After Arafat signed the Oslo accords, all of the giving was on the Israeli side; at no time before Camp David in 2000 were the Palestinians called upon to give anything other than promises of non-violence (which were duly broken when convenient). For those who argue that the recognition of Israel's right to exist was an appropriate compromise, I would refer to P.J. O'Rourke's line from Parliament of Whores about how being bitten in half by a shark is a compromise with being swallowed whole.
At every interim juncture, whenever the Palestinians raised a violent stink, Israel was pressured to keep the peace process moving along by making compromises. Binaymin Netanyahu attempted to change the paradigm, and was treated as a virtual pariah by the U.S. and the rest of the world for doing so. (Incidentally, those who point to U.S. support for Israel as being the key factor as to why the Arab world hates us skip over the fact that in 1998, when the U.S. forced Netanyahu into the Wye accords at diplomatic gunpoint, the U.S.' standing in the Arab world did not dramatically increase, and the attack on our embassies in Africa took place around that time.)
The result was, as Michael Kelly put it, that a "particularly dangerous delusion [was] held by a surprising number of people in the Middle East... that Israel will one day be forced to its knees -- and that America will let that happen."
When the Camp David proposals came in under the maximum Palestinian demands, it was in keeping with the history of the "peace process" that the Palestinians would start violence in an attempt to force the Israelis to sweeten the pot or surrender. Even The Economist, for whom Israel is always wrong as a matter of first principles, recognized that "the violence is not one-sided. It has, in point of fact, been initiated by the Palestinians ... to drive Israel from the territories by force."
The pattern of the peace process set the stage for the violence that began in October 2000, and Bill Clinton bears some responsibility for it.
P.S. The question that provoked Fleicher's response, as described in the NY Times, was even more inaccurate than his response. The questioner supposedly asked "Mr. Fleischer if he agreed that Middle East violence in the last months of the Clinton administration had been quelled when both Israelis and Palestinians were at the negotiating table, and if it had not increased during the Bush administration, when the United States has not been deeply involved in peace talks."
The violence may be worse now, but any suggestion that "Middle East violence in the last months of the Clinton administration had been quelled when both Israelis and Palestinians were at the negotiating table" is an ambitious piece of revisionist history.

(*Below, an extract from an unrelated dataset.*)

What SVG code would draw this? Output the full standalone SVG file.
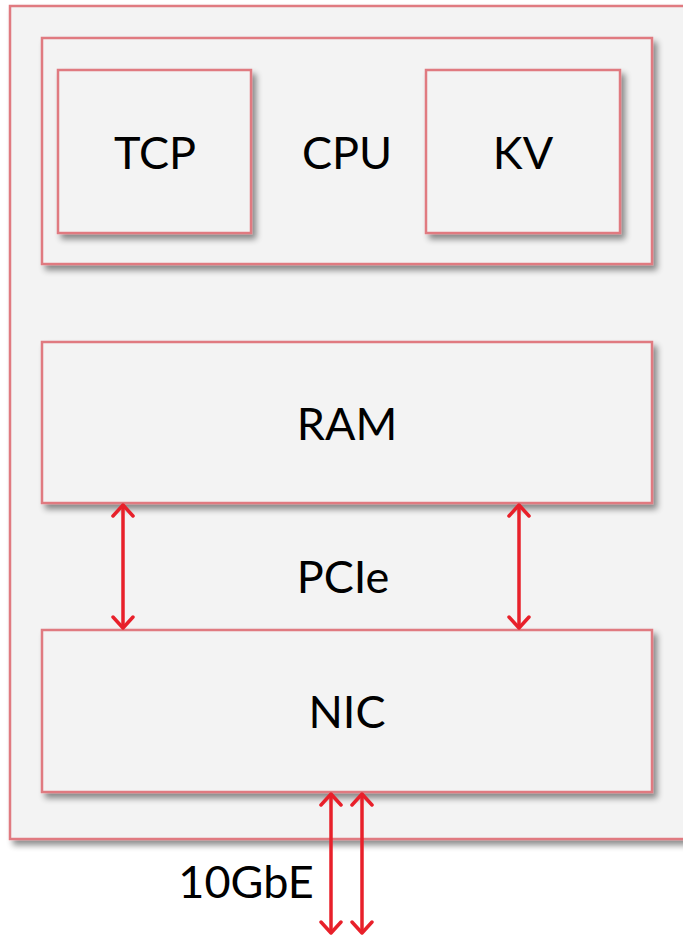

The Taba talks - the closest the two sides have come to a final agreement - was among the most surreal events in diplomatic history, as attacks on Israelis were continuing apace and Barak was negotiating knowing he had no chance of being returned to office in the next month's elections. And the questioner's assumption that the increase in violence is due to a lack of American involvement is equally fallacious, but this post is already too long.